Holmes is as attentive to the geography of devotion as she is to matters of chronology and periodization, and one of the great achievements of her book is to cast light on the spatial dimensions of image cults. She commences her chapter “The Florentine Contado and Subject Territories” with a quotation from Michael Camille, who contrasts the “safe, symbolic spaces of hearth, village or city” with the “dangerous territories outside, of forest, desert and marsh” (105). Building on Camille’s observation, Holmes sees the proliferation of image cults in the new subject territories of Florence as a means of “stabilizing these less secure spaces . . . and harnessing the supernatural powers considered to be particularly active betwixt and between” (105). Most of these miracle-working images were established devotional objects in conventional settings that were subsequently activated as potent sites of sacred intercession. Sometimes, they were situated in more remote locations and were associated with springs, mountains, groves, and rocks. Cults outside Florence were often responsive to the demands of agriculture. Famously, the Madonna of Impruneta (late thirteenth century) was called upon during times of drought or excessive rainfall, and ceremonially carried into Florence. Meanwhile, within the metropolis, miraculous images were closely associated with city thresholds (its gates and bridges) and with morally contested spaces (where prostitutes plied their trade, and where men gathered to gamble and drink). The ongoing attraction of Florence’s earliest miracle-working image, the Madonna of Orsanmichele, may in part be attributed to its location in the Florentine grain market, at the heart of the city between the cathedral and the center of government. As Holmes points out, in the context of Florence’s agrarian economy, the well-being of the polis depended on good harvests, and wheat was the staple crop; the “miraculous Madonna of Orsanmichele thus initially presided over one of the vital yet vulnerable and highly regulated commercial activities in the city” (69).

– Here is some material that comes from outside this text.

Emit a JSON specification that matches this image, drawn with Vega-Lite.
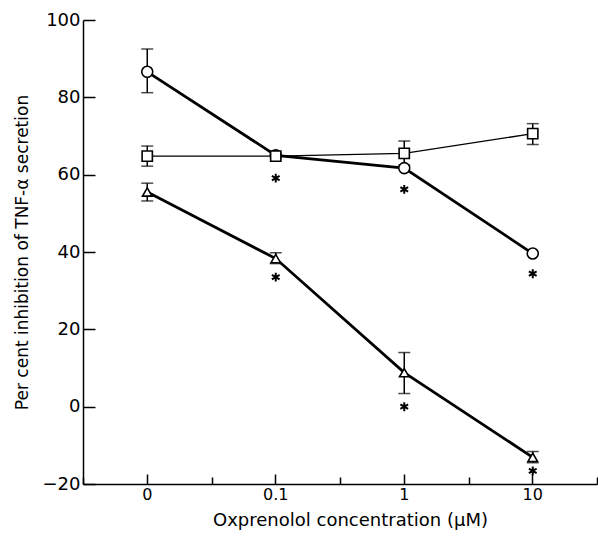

Holmes’s book is at its most original and important in her analysis of the setting of miraculous images, often veiled and positioned within elaborate frames, tabernacle chapels, and sanctuary architecture, and encrusted with votive offerings. Holmes refers to this as the “enshrinement” of the image. Traditionally, historians of art have neglected to ponder the significance of such additions and accretions, as if they somehow detracted from the authenticity of the image itself. But in a shift of interest which might be seen as running in parallel to the work currently taken by literary scholars on “paratexts” (marginalia, tables of contents, bindings, the physical form of the text, etc.), historians of the visual arts are now perceiving the importance of the physical apparatus that framed and conditioned the viewer’s perception of the image. Perhaps the most intriguing element of enshrinement was the way in which the physical framework of the image was designed to render it invisible on all but special occasions.

Rigorous, scholarly, and theoretically engaged, The Miraculous Image in Renaissance Florence casts much new light on an understudied feature of the period. Along with recent work by, among others, Jane Garnett and Gervase Rosser, Fredrika Jacobs, Paul Davies, and Robert Maniura, it forces a reconsideration of the complex relationship between art and devotion and encourages us to think carefully about what we mean by “Renaissance.” For those who have worked on the culture of the miraculous in other parts of Italy and Europe, this in-depth Florentine study will prompt many comparisons. Scholars who are more at home with archives than with images may crave further research into the reception of the images Holmes investigates. And yet it is one of the virtues of this book that it does not present itself as the last word on the subject, but rather as a valuable spur to further research.